### OBJECTIVE
Take every line from the first down to the line with "const SX = 0.85;" and set it down exactly, without the pictures.

* begin DATA LINES *

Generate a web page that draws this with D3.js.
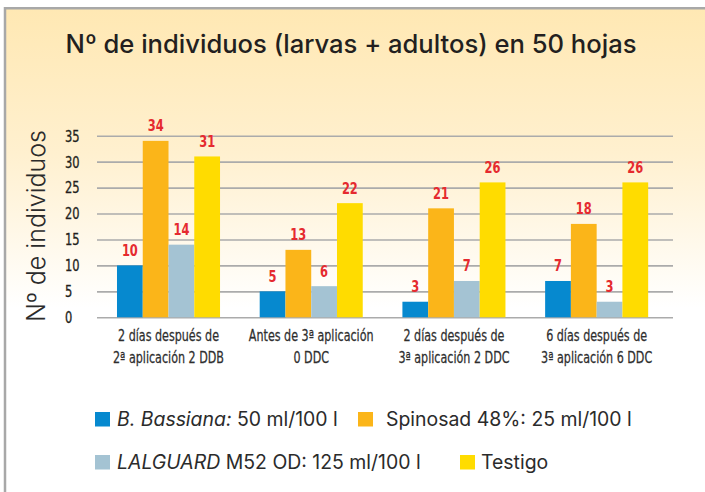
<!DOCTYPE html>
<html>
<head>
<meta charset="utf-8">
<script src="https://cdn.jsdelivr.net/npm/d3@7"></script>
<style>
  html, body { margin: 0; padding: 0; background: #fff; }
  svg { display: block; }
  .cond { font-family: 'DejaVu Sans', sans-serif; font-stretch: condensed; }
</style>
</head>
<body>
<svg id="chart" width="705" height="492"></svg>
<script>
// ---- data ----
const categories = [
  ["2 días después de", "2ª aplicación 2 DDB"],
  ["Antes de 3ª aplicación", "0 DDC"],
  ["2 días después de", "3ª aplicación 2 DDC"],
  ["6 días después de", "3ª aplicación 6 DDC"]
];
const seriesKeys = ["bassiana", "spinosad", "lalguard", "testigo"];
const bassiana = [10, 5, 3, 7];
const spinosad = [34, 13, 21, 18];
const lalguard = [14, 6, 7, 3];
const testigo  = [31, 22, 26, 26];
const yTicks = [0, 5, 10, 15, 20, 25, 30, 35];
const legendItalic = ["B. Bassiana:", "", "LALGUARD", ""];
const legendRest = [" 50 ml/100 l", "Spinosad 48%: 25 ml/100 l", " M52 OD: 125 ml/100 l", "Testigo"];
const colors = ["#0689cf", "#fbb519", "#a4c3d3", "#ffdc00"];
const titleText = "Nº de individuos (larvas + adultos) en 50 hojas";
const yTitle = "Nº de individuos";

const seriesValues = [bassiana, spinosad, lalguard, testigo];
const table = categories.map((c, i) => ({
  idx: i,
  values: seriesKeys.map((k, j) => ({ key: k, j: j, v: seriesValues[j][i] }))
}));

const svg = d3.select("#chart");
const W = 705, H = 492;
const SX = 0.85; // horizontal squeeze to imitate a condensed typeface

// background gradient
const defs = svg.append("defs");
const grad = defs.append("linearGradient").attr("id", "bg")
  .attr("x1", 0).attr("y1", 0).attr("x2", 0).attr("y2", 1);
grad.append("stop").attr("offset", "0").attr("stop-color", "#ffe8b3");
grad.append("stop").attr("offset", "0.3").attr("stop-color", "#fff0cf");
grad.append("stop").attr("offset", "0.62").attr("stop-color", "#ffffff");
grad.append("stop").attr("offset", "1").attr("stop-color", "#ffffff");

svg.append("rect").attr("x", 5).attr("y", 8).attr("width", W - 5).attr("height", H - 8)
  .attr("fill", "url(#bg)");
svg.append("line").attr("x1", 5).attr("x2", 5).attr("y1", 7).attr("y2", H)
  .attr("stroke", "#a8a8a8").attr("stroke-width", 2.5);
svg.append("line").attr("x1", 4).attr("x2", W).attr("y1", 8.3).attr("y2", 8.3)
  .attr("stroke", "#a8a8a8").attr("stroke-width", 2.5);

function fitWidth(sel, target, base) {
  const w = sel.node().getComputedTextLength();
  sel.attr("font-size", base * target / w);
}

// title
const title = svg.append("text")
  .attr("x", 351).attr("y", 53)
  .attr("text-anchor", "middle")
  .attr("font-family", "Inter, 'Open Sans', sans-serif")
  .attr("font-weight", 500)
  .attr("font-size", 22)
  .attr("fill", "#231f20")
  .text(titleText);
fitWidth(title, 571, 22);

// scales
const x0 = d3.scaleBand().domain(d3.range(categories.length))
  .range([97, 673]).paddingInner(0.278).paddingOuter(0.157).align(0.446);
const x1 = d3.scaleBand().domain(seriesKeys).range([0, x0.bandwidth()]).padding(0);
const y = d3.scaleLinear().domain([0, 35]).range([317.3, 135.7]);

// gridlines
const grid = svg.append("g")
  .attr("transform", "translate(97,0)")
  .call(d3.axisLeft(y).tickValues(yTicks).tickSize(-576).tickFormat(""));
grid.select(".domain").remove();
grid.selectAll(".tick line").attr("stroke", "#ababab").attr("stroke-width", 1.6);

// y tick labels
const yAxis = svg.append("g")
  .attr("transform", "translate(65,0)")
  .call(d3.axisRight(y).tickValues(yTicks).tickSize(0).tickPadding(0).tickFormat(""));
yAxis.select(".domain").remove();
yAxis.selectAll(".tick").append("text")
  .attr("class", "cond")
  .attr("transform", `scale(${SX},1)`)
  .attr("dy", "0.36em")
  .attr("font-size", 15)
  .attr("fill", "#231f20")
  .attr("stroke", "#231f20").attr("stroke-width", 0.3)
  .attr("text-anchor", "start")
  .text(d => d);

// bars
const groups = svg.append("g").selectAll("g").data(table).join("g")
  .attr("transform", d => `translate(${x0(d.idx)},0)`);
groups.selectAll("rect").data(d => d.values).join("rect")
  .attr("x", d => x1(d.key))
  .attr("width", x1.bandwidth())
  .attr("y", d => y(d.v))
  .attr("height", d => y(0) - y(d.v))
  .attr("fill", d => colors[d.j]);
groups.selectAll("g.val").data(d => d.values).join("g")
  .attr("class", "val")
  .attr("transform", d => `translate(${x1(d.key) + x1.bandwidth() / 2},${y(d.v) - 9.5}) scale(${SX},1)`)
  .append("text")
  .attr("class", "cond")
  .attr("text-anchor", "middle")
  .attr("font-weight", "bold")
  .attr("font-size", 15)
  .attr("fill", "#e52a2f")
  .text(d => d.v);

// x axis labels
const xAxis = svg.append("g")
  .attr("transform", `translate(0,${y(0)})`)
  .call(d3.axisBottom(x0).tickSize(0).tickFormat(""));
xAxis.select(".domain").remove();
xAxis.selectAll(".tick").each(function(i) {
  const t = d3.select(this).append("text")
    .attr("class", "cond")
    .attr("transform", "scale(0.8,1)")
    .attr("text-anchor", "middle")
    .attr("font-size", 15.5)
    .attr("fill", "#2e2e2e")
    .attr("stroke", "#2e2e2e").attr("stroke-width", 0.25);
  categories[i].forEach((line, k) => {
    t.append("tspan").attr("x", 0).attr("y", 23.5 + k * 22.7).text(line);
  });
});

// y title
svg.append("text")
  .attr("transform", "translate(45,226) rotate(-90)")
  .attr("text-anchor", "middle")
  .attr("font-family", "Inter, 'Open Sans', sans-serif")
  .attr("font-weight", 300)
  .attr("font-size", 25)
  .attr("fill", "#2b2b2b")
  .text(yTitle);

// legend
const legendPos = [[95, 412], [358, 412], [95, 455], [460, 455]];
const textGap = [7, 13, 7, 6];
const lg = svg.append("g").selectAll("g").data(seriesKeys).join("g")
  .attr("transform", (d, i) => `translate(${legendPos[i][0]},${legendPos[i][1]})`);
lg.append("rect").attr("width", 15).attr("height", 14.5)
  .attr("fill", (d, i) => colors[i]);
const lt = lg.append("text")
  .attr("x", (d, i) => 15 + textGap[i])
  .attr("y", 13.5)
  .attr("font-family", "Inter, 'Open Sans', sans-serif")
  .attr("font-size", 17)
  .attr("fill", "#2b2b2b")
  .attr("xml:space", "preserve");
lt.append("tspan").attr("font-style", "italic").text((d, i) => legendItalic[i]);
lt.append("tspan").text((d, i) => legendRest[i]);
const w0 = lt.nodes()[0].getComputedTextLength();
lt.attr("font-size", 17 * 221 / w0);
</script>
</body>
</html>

* end DATA LINES *

### RESPONSE
Generate a web page that draws this with D3.js.
<!DOCTYPE html>
<html>
<head>
<meta charset="utf-8">
<script src="https://cdn.jsdelivr.net/npm/d3@7"></script>
<style>
  html, body { margin: 0; padding: 0; background: #fff; }
  svg { display: block; }
  .cond { font-family: 'DejaVu Sans', sans-serif; font-stretch: condensed; }
</style>
</head>
<body>
<svg id="chart" width="705" height="492"></svg>
<script>
// ---- data ----
const categories = [
  ["2 días después de", "2ª aplicación 2 DDB"],
  ["Antes de 3ª aplicación", "0 DDC"],
  ["2 días después de", "3ª aplicación 2 DDC"],
  ["6 días después de", "3ª aplicación 6 DDC"]
];
const seriesKeys = ["bassiana", "spinosad", "lalguard", "testigo"];
const bassiana = [10, 5, 3, 7];
const spinosad = [34, 13, 21, 18];
const lalguard = [14, 6, 7, 3];
const testigo  = [31, 22, 26, 26];
const yTicks = [0, 5, 10, 15, 20, 25, 30, 35];
const legendItalic = ["B. Bassiana:", "", "LALGUARD", ""];
const legendRest = [" 50 ml/100 l", "Spinosad 48%: 25 ml/100 l", " M52 OD: 125 ml/100 l", "Testigo"];
const colors = ["#0689cf", "#fbb519", "#a4c3d3", "#ffdc00"];
const titleText = "Nº de individuos (larvas + adultos) en 50 hojas";
const yTitle = "Nº de individuos";

const seriesValues = [bassiana, spinosad, lalguard, testigo];
const table = categories.map((c, i) => ({
  idx: i,
  values: seriesKeys.map((k, j) => ({ key: k, j: j, v: seriesValues[j][i] }))
}));

const svg = d3.select("#chart");
const W = 705, H = 492;
const SX = 0.85; // horizontal squeeze to imitate a condensed typeface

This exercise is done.